My father with his first great grandchild, Alfie, in 2008
My father with his first great grandchild, Alfie, in 2008

Today - June 2013

I am now free to do entirely as I wish. I have the worries and the requirements to make decisions which go with freedom and personal responsibility, but I also have the opportunities. My weekends are not tied to anyone - they are mine to do with as I will. I am like a bird who has lived its life in a cage, dependent on others to feed it. Then one day the cage door is left open, and the bird is free to fly. But does it do so? Not at first. Fear of the great outside world is not easy to overcome. It takes a bit of time to build up courage to spread one's wings and explore. Slowly but surely the urge to move beyond the confines of the cage overcomes the fear.

My life has been full of contradictions. There has been some self-confidence about my capabilities and yet huge fears of failure in everything I do. There has been a desire to move on with my life and yet an inability to make decisions to bring about change. And there has been a desire for a healthy social life and yet a lack of the social skills to achieve this. But now I am alone in England and there has to be change in all these areas, and that is what I've been trying to achieve.

In the past few years I have developed my writing on the HubPages website, yet without the confidence to venture further out into the big wide world of professional writing. Perhaps that will happen in the future. And I have also developed a habit of acquiring girlfriends. No, don't take that too seriously, but first on a holiday in Cuba and then again in Thailand as a result of Internet dating, I have found myself in my first ever serious relationships. This article is not about that aspect of my life, but suffice it to say that such is their convoluted nature that any of these relationships could form the basis of a movie melodrama. And one of these girls - despite the many obstacles I've put in place - still wants to be with me. Alisa's lifestyle is the subject of another page (A Westerner in a Thai Village) and may be the subject of some future pages as things develop. I'm not sure my parents would have totally approved of the way this has come about, but they would certainly and happily approve if the end result is my happiness.

The Visit of a Girlfriend

At the time of publication, my girlfriend Alisa has acquired a visa to visit England, and as I conclude and publish this 100th page of mine, she is preparing to spend several months with me. This visit is all-important. It is about discovering whether she can adapt to a different culture, whether she can adapt to life away from her family and friends, and whether she and I can really be happy together in an environment very different from that in which we meet in Thailand. It's about whether two people who are seemingly mismatched in so many ways, can truly love and be happy together. We will try so hard to make it work. And the motivation is there to make it work. But whether or not it works, I feel I am entering the fourth phase of my life.
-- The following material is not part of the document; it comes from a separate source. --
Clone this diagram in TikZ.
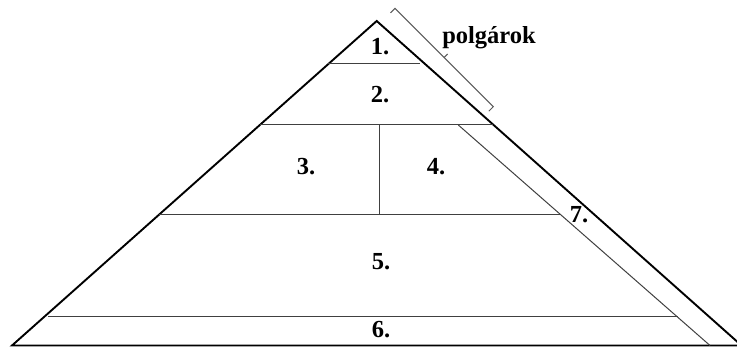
\documentclass[tikz,border=0pt]{standalone}
\usepackage{fontspec}
\setmainfont{Liberation Serif}
\begin{document}
\begin{tikzpicture}[x=1pt,y=-1pt,
  outer/.style={line width=1.9pt, black, line join=miter},
  inner/.style={line width=1pt, black!75},
  brk/.style={line width=1pt, black!65},
  lbl/.style={font=\bfseries\fontsize{24.5}{28}\selectfont, anchor=base, inner sep=0pt}]
\useasboundingbox (0,0) rectangle (737,347);
\clip (0,0) rectangle (737,347);
% outer triangle
\coordinate (A) at (376.7,21);
\coordinate (L) at (12,345.5);
\coordinate (R) at (741.5,345.5);
\draw[outer] (L) -- (A) -- (R) -- cycle;
% inner division lines
\coordinate (h1l) at (328.4,64);
\coordinate (h1r) at (420,64);
\coordinate (h2l) at (260,125);
\coordinate (h2r) at (493.4,125);
\coordinate (vt) at (379,125);
\coordinate (vb) at (379,214.5);
\coordinate (h3l) at (159,214.5);
\coordinate (h3r) at (561.3,214.5);
\coordinate (h5l) at (48,317);
\coordinate (h5r) at (678,317);
\coordinate (s7t) at (458.3,125);
\coordinate (s7b) at (710,345.5);
\draw[inner] (h1l) -- (h1r);
\draw[inner] (h2l) -- (h2r);
\draw[inner] (vt) -- (vb);
\draw[inner] (h3l) -- (h3r);
\draw[inner] (h5l) -- (h5r);
\draw[inner] (s7t) -- (s7b);
% bracket
\coordinate (b1) at (390.5,12.8);
\coordinate (b2) at (395,8.3);
\coordinate (b3) at (493.3,106.7);
\coordinate (b4) at (488.8,111.2);
\coordinate (bm) at (444.2,57.5);
\coordinate (bt) at (447.7,54);
\draw[brk] (b1) -- (b2) -- (b3) -- (b4);
\draw[brk] (bm) -- (bt);
% labels
\node[lbl] (n1) at (380,55) {1.};
\node[lbl] (n2) at (380,103) {2.};
\node[lbl] (n3) at (306,175) {3.};
\node[lbl] (n4) at (436,175) {4.};
\node[lbl] (n5) at (381,270) {5.};
\node[lbl] (n6) at (381,338) {6.};
\node[lbl] (n7) at (579,223) {7.};
\node[lbl] (pol) at (489,44) {polgárok};
\end{tikzpicture}
\end{document}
The Future - a Road Without Signposts

The future is a road without signposts. We walk down the road perhaps with purpose or perhaps with great caution. Some do not walk, but prefer to drive without due care and attention - not knowing what lies around the next bend or beyond the next hill. Sometimes it will be calm and uneventful, whilst other times the road will be laden with potholes and hazards. We just take the route which we believe is best for us and hope it leads us where we want to go. My particular road may have as its destination depression, loneliness and an intense sensation of a life wasted. Or it may conclude with a loving relationship, exploration of new horizons, and doing the things I always wanted to do. A life of contentment. For the first time in my life I may live in the way I truly want to live. I know my parents would wish that for me more than anything else.

Thanks for reading my 100th hub page.

Postscript - January 2014

Since writing this article, the relationship with Alisa has come to an end. Amicably, but to an end. She returned to Thailand after a short visit to England. With support from friends I've coped reasonably okay with that, but the loneliness which results is definitely not something I want. I need to move on. Who knows what will happen in the future?